Council greenlights tenant purchase proposal, Veolia deals
on September 20, 2019
Richmond landlords may be forced to give tenants the first shot at buying their homes before putting them on the market under a proposed rule whose drafting the City Council kicked off on Tuesday.
The “Tenant Opportunity to Purchase” (TOPA) ordinance would aim to offset the displacement of low-income residents who can’t match rising housing prices by making landlords offer them the first opportunity to buy their buildings before they are sold or demolished.
Washington, DC’s Tenant Opportunity to Purchase Act is considered the blueprint for such legislation, and council members Melvin Willis, Demnlus Johnson III and Jael Myrick came up with the idea of creating a similar policy for Richmond.
“Although it was started in Washington, DC, we want to make sure [the ordinance] fits Richmond,” Johnson said.
“[It’s about] keeping it fair for people who don’t have the robust pockets the market tends to have,” Willis said.
The council voted 7-1 to start drafting the legislation, with only Mayor Butt voting no.
“It will discourage those who want to develop more housing in Richmond. I can set up a nightmare scenario where a group of tenants can delay the sale of a building for nearly a year and just abandon the effort,” Butt said.
Local landlord Ilona Clark spoke against adopting a version of TOPA in Richmond. “Under Richmond’s strict rent control, [the policy] smacks of eminent domain but not for the greater good,” she said. “This ordinance would have the effect of taking from one private citizen only to give to another.”
The price landlords offer tenants for their buildings will likely be set through an appraisal process, Councilman Myrick told Richmond Confidential by phone. Next steps in drafting the ordinance will include tailoring the vision behind TOPA to Richmond – such as finding ways to help tenants access capital.
“I want to get an ordinance passed by the end of the year,” Myrick said.
The council also approved standing contracts for Veolia Water to manage engineering design services with eight companies. Director of the Waste Water Program Yader Bermudez came to the meeting to account for future spending related to the contract.
Councilmember Eduardo Martinez questioned him about the allocation of $1.5 million rolled over from the 2018-2019 budget. Bermudez said it will be spent on the maintenance of sewage system pipelines that need to be repaired and may be spent on the Veolia Water contracts, which cost no more than $600,000 per firm.

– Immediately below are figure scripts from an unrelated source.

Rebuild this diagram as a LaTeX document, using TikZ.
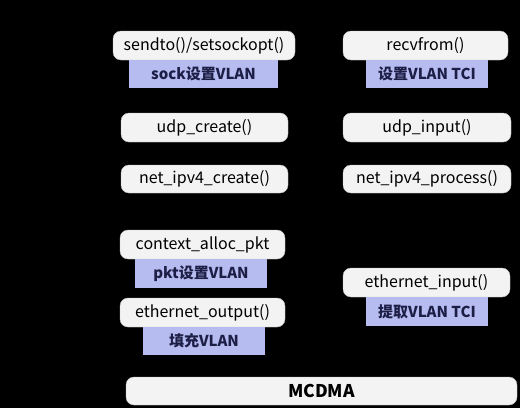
\documentclass[tikz,border=0pt]{standalone}
\usepackage{fontspec}
\setmainfont{Noto Sans CJK SC}
\definecolor{boxfill}{RGB}{243,243,243}
\definecolor{vfill}{RGB}{182,187,240}
\definecolor{vtext}{RGB}{28,30,70}
\begin{document}
\begin{tikzpicture}[x=1pt,y=-1pt,
  fn/.style={fill=boxfill,draw=gray!50,line width=0.4pt,rounded corners=8pt,inner sep=0pt,
    minimum height=29pt,font=\fontsize{16}{16}\selectfont,text=black},
  vl/.style={fill=vfill,inner sep=0pt,minimum height=28pt,
    font=\bfseries\fontsize{15}{15}\selectfont,text=vtext}]
\fill[black] (0,0) rectangle (520,408);
\useasboundingbox (0,0) rectangle (520,408);
\node[fn,minimum width=182pt] (s1) at (204,45.5) {sendto()/setsockopt()};
\node[vl,minimum width=149pt] (s1v) at (203.5,74) {sock设置VLAN};
\node[fn,minimum width=165pt] (r1) at (425.5,45.5) {recvfrom()};
\node[vl,minimum width=122pt] (r1v) at (427,74) {设置VLAN TCI};
\node[fn,minimum width=167pt] (s2) at (204.5,127.5) {udp\_create()};
\node[fn,minimum width=168pt] (r2) at (427,127.5) {udp\_input()};
\node[fn,minimum width=167pt,minimum height=28pt] (s3) at (204.5,179) {net\_ipv4\_create()};
\node[fn,minimum width=168pt,minimum height=28pt] (r3) at (427,179) {net\_ipv4\_process()};
\node[fn,minimum width=165pt] (s4) at (202.5,244.5) {context\_alloc\_pkt};
\node[vl,minimum width=132pt,minimum height=29pt] (s4v) at (201,273.5) {pkt设置VLAN};
\node[fn,minimum width=165pt] (s5) at (202.5,312.5) {ethernet\_output()};
\node[vl,minimum width=122pt] (s5v) at (204,341) {填充VLAN};
\node[fn,minimum width=167pt] (r4) at (426.5,282.5) {ethernet\_input()};
\node[vl,minimum width=122pt,minimum height=29pt] (r4v) at (427,311.5) {提取VLAN TCI};
\node[fn,minimum width=391pt,minimum height=28pt,font=\bfseries\fontsize{17.5}{17.5}\selectfont] (m) at (321.5,391) {MCDMA};
\end{tikzpicture}
\end{document}
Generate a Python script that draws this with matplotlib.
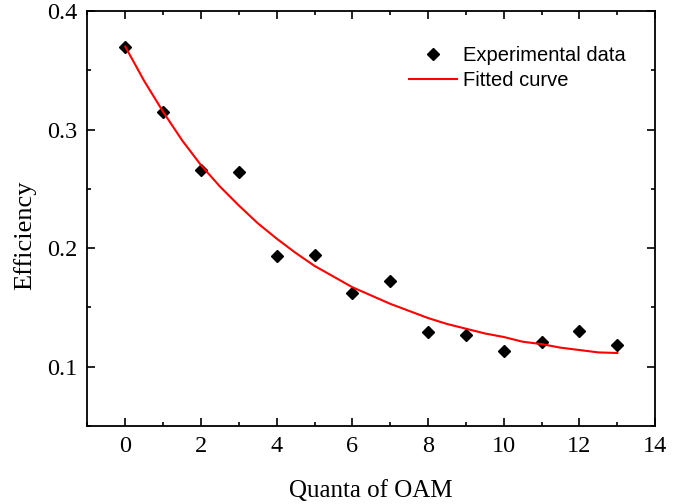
import matplotlib.pyplot as plt
from matplotlib.ticker import MultipleLocator

quanta = [0, 1, 2, 3, 4, 5, 6, 7, 8, 9, 10, 11, 12, 13]
efficiency = [0.370, 0.315, 0.266, 0.264, 0.193, 0.194, 0.162, 0.172,
              0.129, 0.127, 0.113, 0.121, 0.130, 0.118]

# Fitted curve, sampled off the figure every half step
fit_x = [0, 0.5, 1, 1.5, 2, 2.5, 3, 3.5, 4, 4.5, 5, 5.5, 6, 6.5, 7,
         7.5, 8, 8.5, 9, 9.5, 10, 10.5, 11, 11.5, 12, 12.5, 13]
fit_y = [0.370, 0.341, 0.315, 0.291, 0.270, 0.252, 0.236, 0.221, 0.208,
         0.196, 0.185, 0.176, 0.167, 0.160, 0.153, 0.147, 0.141, 0.136,
         0.132, 0.128, 0.125, 0.121, 0.119, 0.116, 0.114, 0.112, 0.1115]

fig = plt.figure(figsize=(6.94, 5.04), dpi=100)
ax = fig.add_axes([0.126, 0.155, 0.818, 0.823])

ax.plot(quanta, efficiency, linestyle="none", marker="D", markersize=6,
        color="black", label="Experimental data")
ax.plot(fit_x, fit_y, color="red", linewidth=1.5, label="Fitted curve")

ax.set_xlim(-1, 14)
ax.set_ylim(0.05, 0.4)
ax.xaxis.set_major_locator(MultipleLocator(2))
ax.xaxis.set_minor_locator(MultipleLocator(1))
ax.yaxis.set_major_locator(MultipleLocator(0.1))
ax.yaxis.set_minor_locator(MultipleLocator(0.05))
ax.tick_params(which="both", direction="in", top=True, right=True, width=1.2)
ax.tick_params(which="major", length=6)
ax.tick_params(which="minor", length=3)
ax.tick_params(axis="x", which="major", pad=7)
ax.tick_params(axis="y", which="major", pad=7)
for spine in ax.spines.values():
    spine.set_linewidth(1.3)

serif = "Liberation Serif"
for lbl in ax.get_xticklabels() + ax.get_yticklabels():
    lbl.set_fontfamily(serif)
    lbl.set_fontsize(17.5)
ax.set_xlabel("Quanta of OAM", fontfamily=serif, fontsize=18, labelpad=17)
ax.set_ylabel("Efficiency", fontfamily=serif, fontsize=19)
ax.yaxis.set_label_coords(-0.09, 0.46)

ax.legend(loc="upper right", bbox_to_anchor=(0.949, 0.916), frameon=False,
          prop={"family": "Liberation Sans", "size": 14.5},
          handlelength=2.4, handletextpad=0.3, labelspacing=0.3,
          borderaxespad=0, borderpad=0)

fig.savefig("out.png", dpi=100)
plt.close(fig)
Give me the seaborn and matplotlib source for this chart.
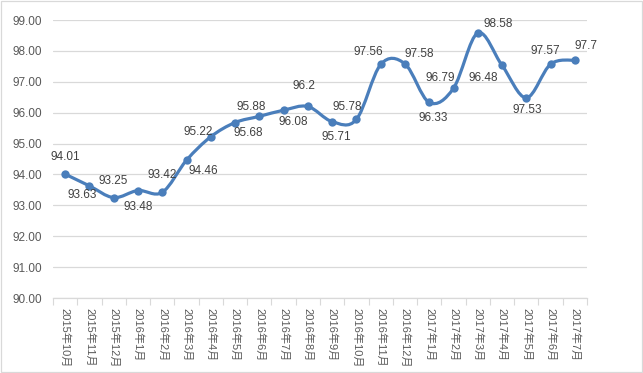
import numpy as np
import pandas as pd
import seaborn as sns
from matplotlib import pyplot as plt
from matplotlib.path import Path
from matplotlib.patches import PathPatch, Rectangle

months = ['2015年10月', '2015年11月', '2015年12月', '2016年1月', '2016年2月', '2016年3月',
          '2016年4月', '2016年5月', '2016年6月', '2016年7月', '2016年8月', '2016年9月',
          '2016年10月', '2016年11月', '2016年12月', '2017年1月', '2017年2月', '2017年3月',
          '2017年4月', '2017年5月', '2017年6月', '2017年7月']
values = [94.01, 93.63, 93.25, 93.48, 93.42, 94.46, 95.22, 95.68, 95.88, 96.08, 96.2,
          95.71, 95.78, 97.56, 97.58, 96.33, 96.79, 98.58, 97.53, 96.48, 97.57, 97.7]
# data labels as they appear on the chart
label_text = ['94.01', '93.63', '93.25', '93.48', '93.42', '94.46', '95.22', '95.68', '95.88',
              '96.08', '96.2', '95.71', '95.78', '97.56', '97.58', '96.33', '96.79', '98.58',
              '96.48', '97.53', '97.57', '97.7']
# label offsets in pixels (dx, dy)
label_offsets = [(0, 17), (-7, -9), (0, 17), (0, -16), (0, 17), (17, -11), (-13, 5), (13, -10),
                 (-8, 9), (10, -12), (-4, 20), (4, -15), (-9, 12), (-12, 12), (14, 10),
                 (4, -16), (-13, 10), (20, 9), (-19, -13), (1, -12), (-5, 13), (11, 14)]

sns.set_theme(style='white')
plt.rcParams['font.family'] = ['Liberation Sans', 'Noto Sans CJK SC']

df = pd.DataFrame({'pos': np.arange(len(months)), 'value': values})

W, H = 643, 373
fig = plt.figure(figsize=(W / 100, H / 100), dpi=100)
ax = fig.add_axes([53 / W, (H - 298) / H, 534 / W, 278 / H])

line_color = '#4A7EBB'

# smoothed line (Catmull-Rom style bezier, like a spreadsheet "smooth line")
pts = df[['pos', 'value']].to_numpy()
ext = np.vstack([pts[0], pts, pts[-1]])
verts = [pts[0]]
codes = [Path.MOVETO]
for i in range(1, len(ext) - 2):
    p0, p1, p2, p3 = ext[i - 1], ext[i], ext[i + 1], ext[i + 2]
    verts += [p1 + (p2 - p0) / 6, p2 - (p3 - p1) / 6, p2]
    codes += [Path.CURVE4] * 3
ax.add_patch(PathPatch(Path(verts, codes), facecolor='none', edgecolor=line_color,
                       lw=2.3, capstyle='round', joinstyle='round', zorder=3))

sns.scatterplot(data=df, x='pos', y='value', ax=ax, color=line_color, s=36,
                edgecolor=line_color, linewidth=0, zorder=4)

for i, (txt, (dx, dy)) in enumerate(zip(label_text, label_offsets)):
    ax.annotate(txt, (df['pos'][i], df['value'][i]), xytext=(dx * 0.72, dy * 0.72),
                textcoords='offset points', ha='center', va='center',
                fontsize=8.5, color='#404040', zorder=5)

ax.set_xlim(-0.5, len(months) - 0.5)
ax.set_ylim(90, 99)
ax.set_yticks(np.arange(90, 100, 1))
ax.set_yticklabels([f'{v:.2f}' for v in np.arange(90, 100, 1)], fontsize=8.5, color='#595959')
ax.set_xticks(df['pos'])
ax.set_xticklabels(months, rotation=270, fontsize=8, color='#595959', va='top', ha='center')
ax.set_xticks(np.arange(-0.5, len(months), 1), minor=True)
ax.tick_params(axis='x', which='major', length=0, pad=7)
ax.tick_params(axis='x', which='minor', length=5, color='#D9D9D9', width=0.8, direction='out')
ax.tick_params(axis='y', length=0, pad=8)
ax.xaxis.set_ticks_position('bottom')
ax.grid(axis='y', color='#D9D9D9', lw=0.9)
ax.set_axisbelow(True)
for s in ['top', 'right', 'left']:
    ax.spines[s].set_visible(False)
ax.spines['bottom'].set_color('#D9D9D9')
ax.spines['bottom'].set_linewidth(0.9)
ax.set_xlabel('')
ax.set_ylabel('')

fig.patches.append(Rectangle((1 / W, 1 / H), (W - 2) / W, (H - 2) / H, transform=fig.transFigure,
                             fill=False, edgecolor='#D9D9D9', lw=0.9))

fig.savefig('out.png', dpi=100)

The council further approved requests by Councilmembers Nathaniel Bates, Johnson and Martinez for funding to travel to the Obi Matsuri Festival in Richmond’s sister city of Shimada, Japan next month. During the festival, which happens annually, attendees wear a traditional women’s belt called an obi and pray for the safe delivery of children.
Some community members expressed discontent with the request, and brought up councilmembers’ previous trip to Zhoushan, Richmond’s sister city in China, in September 2017.
“In JFK Park, the grass is as tall as the trees…If you want to pay your money [for the trip], it is fine. If not, let’s get some…on these parks,’ said Madelyn Law, the president of the Park Plaza Neighborhood Council.
Martinez said the Zhoushan trip “was not a vacation, it was a conference and that was actual work that was accomplished.” “We will be doing a presentation on what was accomplished so that the public knows what fruits are born from that visit,” he added.